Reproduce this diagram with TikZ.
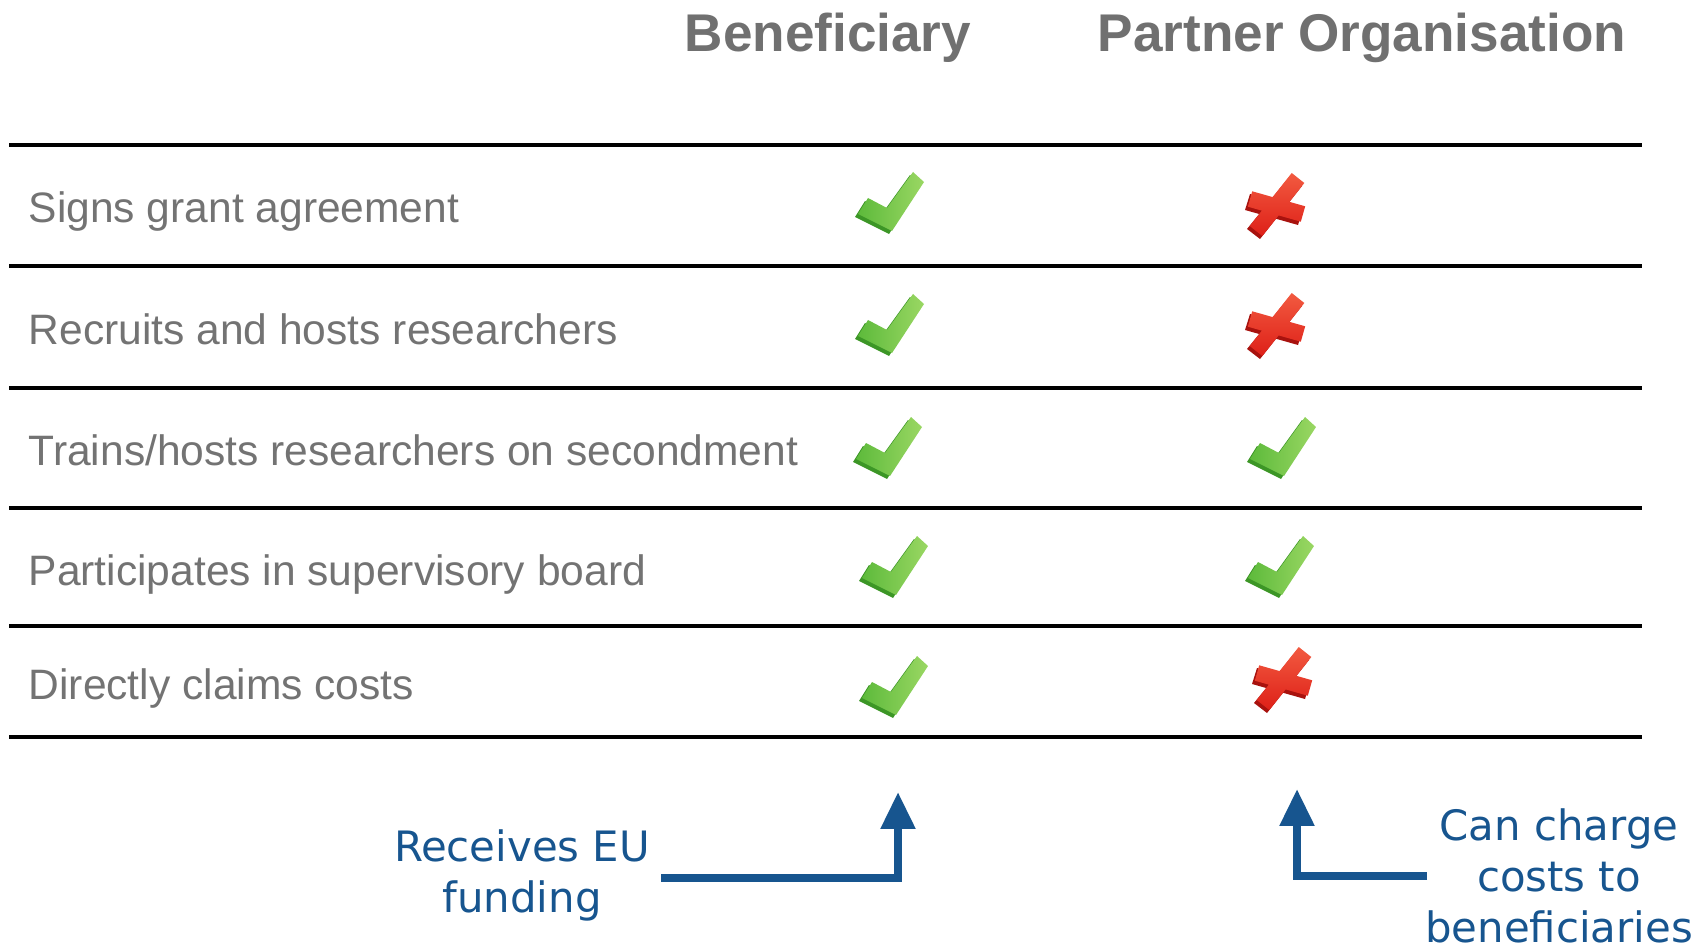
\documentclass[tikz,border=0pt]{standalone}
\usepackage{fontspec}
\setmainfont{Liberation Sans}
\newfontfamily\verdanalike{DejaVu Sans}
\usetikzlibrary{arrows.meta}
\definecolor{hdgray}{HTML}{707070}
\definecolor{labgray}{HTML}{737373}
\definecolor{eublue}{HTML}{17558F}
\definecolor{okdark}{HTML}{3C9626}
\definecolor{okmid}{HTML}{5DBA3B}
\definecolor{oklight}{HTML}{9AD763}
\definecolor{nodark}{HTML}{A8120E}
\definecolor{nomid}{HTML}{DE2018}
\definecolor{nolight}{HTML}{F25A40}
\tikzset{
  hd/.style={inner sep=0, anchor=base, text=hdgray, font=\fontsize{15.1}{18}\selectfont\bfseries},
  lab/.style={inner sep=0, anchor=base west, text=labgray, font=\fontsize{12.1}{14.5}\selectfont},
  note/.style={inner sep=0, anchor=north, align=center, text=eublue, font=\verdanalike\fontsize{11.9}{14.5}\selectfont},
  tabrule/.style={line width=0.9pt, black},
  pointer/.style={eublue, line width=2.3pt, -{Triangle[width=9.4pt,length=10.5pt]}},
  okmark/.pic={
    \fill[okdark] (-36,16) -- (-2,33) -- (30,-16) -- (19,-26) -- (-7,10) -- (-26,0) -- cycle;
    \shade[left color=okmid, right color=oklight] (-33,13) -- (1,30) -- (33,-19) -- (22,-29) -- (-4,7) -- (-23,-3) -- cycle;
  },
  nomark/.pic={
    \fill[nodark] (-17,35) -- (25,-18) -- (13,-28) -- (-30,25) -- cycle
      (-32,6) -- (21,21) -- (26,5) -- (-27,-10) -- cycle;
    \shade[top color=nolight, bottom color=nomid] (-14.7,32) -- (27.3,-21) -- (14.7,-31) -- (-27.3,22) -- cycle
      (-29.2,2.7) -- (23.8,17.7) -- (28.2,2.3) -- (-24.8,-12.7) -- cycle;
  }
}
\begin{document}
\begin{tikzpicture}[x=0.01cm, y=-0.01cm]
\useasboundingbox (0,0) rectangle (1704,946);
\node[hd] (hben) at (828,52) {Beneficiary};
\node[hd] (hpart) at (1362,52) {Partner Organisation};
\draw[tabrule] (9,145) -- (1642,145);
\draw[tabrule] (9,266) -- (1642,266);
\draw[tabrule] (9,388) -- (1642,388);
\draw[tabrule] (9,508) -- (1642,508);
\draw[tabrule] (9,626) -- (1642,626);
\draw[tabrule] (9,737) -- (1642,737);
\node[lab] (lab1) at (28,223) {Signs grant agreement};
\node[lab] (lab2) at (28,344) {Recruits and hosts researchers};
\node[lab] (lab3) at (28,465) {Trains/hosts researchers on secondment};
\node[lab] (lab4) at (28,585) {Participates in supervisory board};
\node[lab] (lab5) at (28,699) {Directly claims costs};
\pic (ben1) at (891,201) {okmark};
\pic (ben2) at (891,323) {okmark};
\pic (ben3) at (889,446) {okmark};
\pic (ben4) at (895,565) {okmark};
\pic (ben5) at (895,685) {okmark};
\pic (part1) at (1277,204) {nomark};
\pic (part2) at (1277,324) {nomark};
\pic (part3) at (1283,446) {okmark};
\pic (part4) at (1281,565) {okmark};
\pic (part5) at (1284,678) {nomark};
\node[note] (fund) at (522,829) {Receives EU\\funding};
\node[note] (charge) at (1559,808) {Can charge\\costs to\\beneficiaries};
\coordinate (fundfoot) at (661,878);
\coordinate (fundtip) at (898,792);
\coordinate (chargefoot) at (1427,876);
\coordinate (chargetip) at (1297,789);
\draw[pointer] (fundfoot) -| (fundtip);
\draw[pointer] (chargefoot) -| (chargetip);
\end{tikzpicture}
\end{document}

----

- [The request]
All of the material above is to be copied exactly, except for its images.

- [Exercise answer]
Reproduce this diagram with TikZ.
\documentclass[tikz,border=0pt]{standalone}
\usepackage{fontspec}
\setmainfont{Liberation Sans}
\newfontfamily\verdanalike{DejaVu Sans}
\usetikzlibrary{arrows.meta}
\definecolor{hdgray}{HTML}{707070}
\definecolor{labgray}{HTML}{737373}
\definecolor{eublue}{HTML}{17558F}
\definecolor{okdark}{HTML}{3C9626}
\definecolor{okmid}{HTML}{5DBA3B}
\definecolor{oklight}{HTML}{9AD763}
\definecolor{nodark}{HTML}{A8120E}
\definecolor{nomid}{HTML}{DE2018}
\definecolor{nolight}{HTML}{F25A40}
\tikzset{
  hd/.style={inner sep=0, anchor=base, text=hdgray, font=\fontsize{15.1}{18}\selectfont\bfseries},
  lab/.style={inner sep=0, anchor=base west, text=labgray, font=\fontsize{12.1}{14.5}\selectfont},
  note/.style={inner sep=0, anchor=north, align=center, text=eublue, font=\verdanalike\fontsize{11.9}{14.5}\selectfont},
  tabrule/.style={line width=0.9pt, black},
  pointer/.style={eublue, line width=2.3pt, -{Triangle[width=9.4pt,length=10.5pt]}},
  okmark/.pic={
    \fill[okdark] (-36,16) -- (-2,33) -- (30,-16) -- (19,-26) -- (-7,10) -- (-26,0) -- cycle;
    \shade[left color=okmid, right color=oklight] (-33,13) -- (1,30) -- (33,-19) -- (22,-29) -- (-4,7) -- (-23,-3) -- cycle;
  },
  nomark/.pic={
    \fill[nodark] (-17,35) -- (25,-18) -- (13,-28) -- (-30,25) -- cycle
      (-32,6) -- (21,21) -- (26,5) -- (-27,-10) -- cycle;
    \shade[top color=nolight, bottom color=nomid] (-14.7,32) -- (27.3,-21) -- (14.7,-31) -- (-27.3,22) -- cycle
      (-29.2,2.7) -- (23.8,17.7) -- (28.2,2.3) -- (-24.8,-12.7) -- cycle;
  }
}
\begin{document}
\begin{tikzpicture}[x=0.01cm, y=-0.01cm]
\useasboundingbox (0,0) rectangle (1704,946);
\node[hd] (hben) at (828,52) {Beneficiary};
\node[hd] (hpart) at (1362,52) {Partner Organisation};
\draw[tabrule] (9,145) -- (1642,145);
\draw[tabrule] (9,266) -- (1642,266);
\draw[tabrule] (9,388) -- (1642,388);
\draw[tabrule] (9,508) -- (1642,508);
\draw[tabrule] (9,626) -- (1642,626);
\draw[tabrule] (9,737) -- (1642,737);
\node[lab] (lab1) at (28,223) {Signs grant agreement};
\node[lab] (lab2) at (28,344) {Recruits and hosts researchers};
\node[lab] (lab3) at (28,465) {Trains/hosts researchers on secondment};
\node[lab] (lab4) at (28,585) {Participates in supervisory board};
\node[lab] (lab5) at (28,699) {Directly claims costs};
\pic (ben1) at (891,201) {okmark};
\pic (ben2) at (891,323) {okmark};
\pic (ben3) at (889,446) {okmark};
\pic (ben4) at (895,565) {okmark};
\pic (ben5) at (895,685) {okmark};
\pic (part1) at (1277,204) {nomark};
\pic (part2) at (1277,324) {nomark};
\pic (part3) at (1283,446) {okmark};
\pic (part4) at (1281,565) {okmark};
\pic (part5) at (1284,678) {nomark};
\node[note] (fund) at (522,829) {Receives EU\\funding};
\node[note] (charge) at (1559,808) {Can charge\\costs to\\beneficiaries};
\coordinate (fundfoot) at (661,878);
\coordinate (fundtip) at (898,792);
\coordinate (chargefoot) at (1427,876);
\coordinate (chargetip) at (1297,789);
\draw[pointer] (fundfoot) -| (fundtip);
\draw[pointer] (chargefoot) -| (chargetip);
\end{tikzpicture}
\end{document}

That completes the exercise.